Loi sur l’investissement, l’échec latent d’une législation
Par Houcine Ben Achour
Deux ans. Voila seulement deux ans que le nouveau code d’encouragement à l’investissement a vu le jour. Il n’a fallu que ce délai pour qu’il soit d’ores et déjà marqué du sceau de l’échec. On ne peut comprendre que dans ce sens la portée du projet de loi du gouvernement relatif à « la mobilisation de l’investissement et l’amélioration du climat d’affaires ». Et du coup, on ne peut pas comprendre le sens du propos du ministre du développement et de l’investissement, Zied Laâdhari, qualifiant ce projet de loi de « révolutionnaire ».

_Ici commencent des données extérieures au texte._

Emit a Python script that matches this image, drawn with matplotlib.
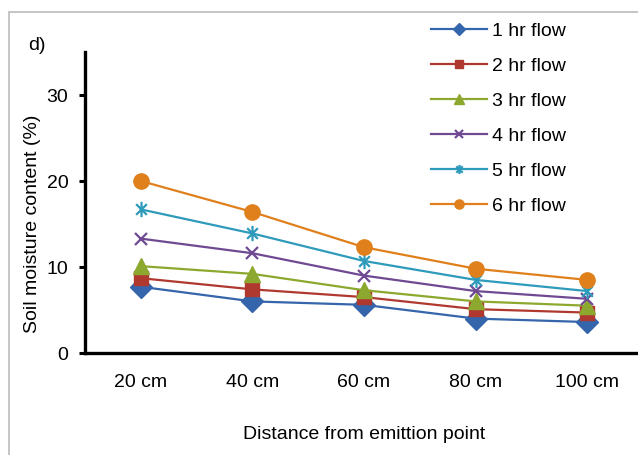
import matplotlib
matplotlib.use("Agg")
import matplotlib.pyplot as plt
from matplotlib.path import Path
from matplotlib.patches import Rectangle

plt.rcParams["font.family"] = ["Liberation Sans", "DejaVu Sans"]

# данные
distances = ["20 cm", "40 cm", "60 cm", "80 cm", "100 cm"]
flow_1hr = [7.7, 6.0, 5.6, 4.0, 3.6]
flow_2hr = [8.7, 7.4, 6.5, 5.1, 4.7]
flow_3hr = [10.1, 9.2, 7.3, 6.0, 5.5]
flow_4hr = [13.3, 11.6, 9.0, 7.2, 6.3]
flow_5hr = [16.7, 13.9, 10.7, 8.5, 7.2]
flow_6hr = [20.0, 16.4, 12.3, 9.8, 8.5]
labels = ["1 hr flow", "2 hr flow", "3 hr flow", "4 hr flow", "5 hr flow", "6 hr flow"]
y_ticks = [0, 10, 20, 30]

# звёздочка как в Excel: крестик + вертикальная черта
star = Path([(0, -1), (0, 1), (-0.7, -0.7), (0.7, 0.7), (-0.7, 0.7), (0.7, -0.7)],
            [Path.MOVETO, Path.LINETO, Path.MOVETO, Path.LINETO, Path.MOVETO, Path.LINETO])

styles = [
    ("#3565AA", "D", 11),
    ("#B0392F", "s", 10),
    ("#8DA82F", "^", 11),
    ("#6F4A93", "x", 9),
    ("#2E9BBB", star, 11),
    ("#E0801C", "o", 11),
]
series = [flow_1hr, flow_2hr, flow_3hr, flow_4hr, flow_5hr, flow_6hr]

fig = plt.figure(figsize=(6.38, 4.55), dpi=100)
ax = fig.add_axes([85 / 638, 102 / 455, 558 / 638, 301 / 455])

x = range(len(distances))
for vals, lab, (c, m, ms) in zip(series, labels, styles):
    ax.plot(x, vals, color=c, marker=m, markersize=ms, linewidth=1.6,
            markeredgewidth=1.6 if m in ("x",) or m is star else 1.0,
            markeredgecolor=c, markerfacecolor=c, label=lab)

ax.set_xlim(-0.5, len(distances) - 0.5)
ax.set_ylim(0, 35)
ax.set_yticks(y_ticks)
ax.set_xticks(list(x))
ax.set_xticklabels(distances, fontsize=14)
ax.tick_params(axis="y", labelsize=14, width=2.2, length=4, pad=8)
ax.tick_params(axis="x", length=0, pad=15)
for s in ["top", "right"]:
    ax.spines[s].set_visible(False)
for s in ["left", "bottom"]:
    ax.spines[s].set_linewidth(2.4)

ax.set_xlabel("Distance from emittion point", fontsize=14, labelpad=25)
fig.text(33 / 638, 1 - 224 / 455, "Soil moisture content (%)", fontsize=14,
         rotation=90, ha="center", va="center")

fig.text(28 / 638, 1 - 45 / 455, "d)", fontsize=14, va="center")

fig.legend(loc="upper left", bbox_to_anchor=(431 / 638, 1 - 22 / 455), frameon=False,
           fontsize=14, handlelength=2.9, handletextpad=0.25, labelspacing=0.9,
           borderpad=0, borderaxespad=0, markerscale=0.6)

fig.add_artist(Rectangle((9 / 638, -0.1), 1.0, (455 - 12) / 455 + 0.1,
                         transform=fig.transFigure, fill=False,
                         edgecolor="#c0c0c0", linewidth=1.3))

plt.savefig("out.png", dpi=100)
plt.close()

En quoi le serait-il alors qu’il ne fait que corriger les tares d’une législation de l’investissement qui ne reflète aucune vision stratégique, sectorielle ou de filière, en cohérence avec un écosystème adapté d’éducation, d’enseignement supérieur et de formation professionnelle ? M. Laâdhari n’avait-il pas conscience des tares de notre cadre institutionnel, législatif et réglementaire régissant l’investissement, lors de la promulgation de la loi de l’investissement alors qu’il était à la tête d’un ministère directement concerné, le ministère de l’Industrie et des PME, en l’occurrence ? Plus encore, n’est-ce pas sous la tutelle du ministère qu’il dirige que les fameux décrets d’application de cette loi furent publiés, dont le décret relatif aux activités soumises à autorisation et ses 240 pages dans le Journal officiel de république tunisienne (Jort) ; le plus long décret de l’histoire de la législation de la Tunisie ? L’humilité dans le propos est une vertu qu’il faut savoir entretenir. A ce stade, il serait de bon temps de solliciter l’avis de Yassine Brahim, l’architecte de loi sur l’investissement, sur ce projet révolutionnaire.
Il ne s’agit nullement, ici, de critiquer le projet de loi en question. Bien au contraire, dans la mesure où il tente de corriger le tir. Il s’agit surtout de pointer du doigt la perte de temps et de circonscrire les responsabilités de cet état de fait. Car, en termes d’investissement, la situation est devenue plus que délicate ou sérieuse, véritablement préoccupante. Les intentions d’investissement déclarées auprès de l’Agence de promotion de l’investissement et de l’innovation (API) au cours des deux premiers mois de l’année 2019 sont en net recul par rapport à la même période 2018 : -21,2% en nombre de projets, -14,3% en enveloppe d’investissement et -14,5% au niveau des créations d’emploi.
Ces résultats semblent confirmer les résultats de l’enquête semestrielle de l’Institut national de la statistique (INS) auprès des chefs d’entreprises du secteur des industries manufacturière sur la situation de l’investissement et de ses perspectives. L’enquête relative au 2e semestre 2018 est, à cet égard, édifiante. En effet, si les patrons des industries manufacturières considèrent que l’évolution de l’investissement dans leur activité a relativement bien évolué, les avis qu’ils fournissent l’évolution de l’investissement durant le 1er semestre 2019 sont en recul. En clair, ils ne pensent pas que l’investissement va aller crescendo durant les prochains mois. Du moins jusqu’à l’été. Cela est particulièrement le cas pour les patrons des industries mécaniques et électriques (IME) et chez les industriels des matériaux de construction, de la céramique et du verre (IMCCV), accessoirement chez les patrons de l’industrie textile (ITH). Ce sentiment transparait dans les statistiques d’investissements déclarés dans l’industrie au cours des deux premiers mois 2019. Les intentions d’investissement dans les IMCCV affichent une baisse de 49% en nombre de projets, un recul de 13,5% en enveloppe financière et 48,5% en termes de création d’emploi. Les intentions d’investissement dans les ITH ont décru de 36,6% par rapport à la même période 2018, au niveau du nombre de projet et de 14,4% en termes de création d’emploi.
Cette attitude attentisme qui se profile concernant le climat de l’investissement dans le secteur industriel manufacturier ne pourrait d’ailleurs que se renforcer compte tenu des résultats qu’affiche l’indice de production industriel pour le mois de janvier 2019. En glissement annuel, il est en recul de 4,9%. S’agissant des industries manufacturières, il accuse une baisse de 5%.
Est-ce que le projet de loi « révolutionnaire » infléchira cette angoissante tendance ? Il faut bien l’espérer même si les craintes demeurent grandes que ce projet de loi ne serve qu’à satisfaire un aspect technique visant à améliorer notre classement dans le prochain rapport du Forum économique mondial de Davos sur la compétitivité ou celui de Doing business sur le l’environnement des affaires. Et rien de plus.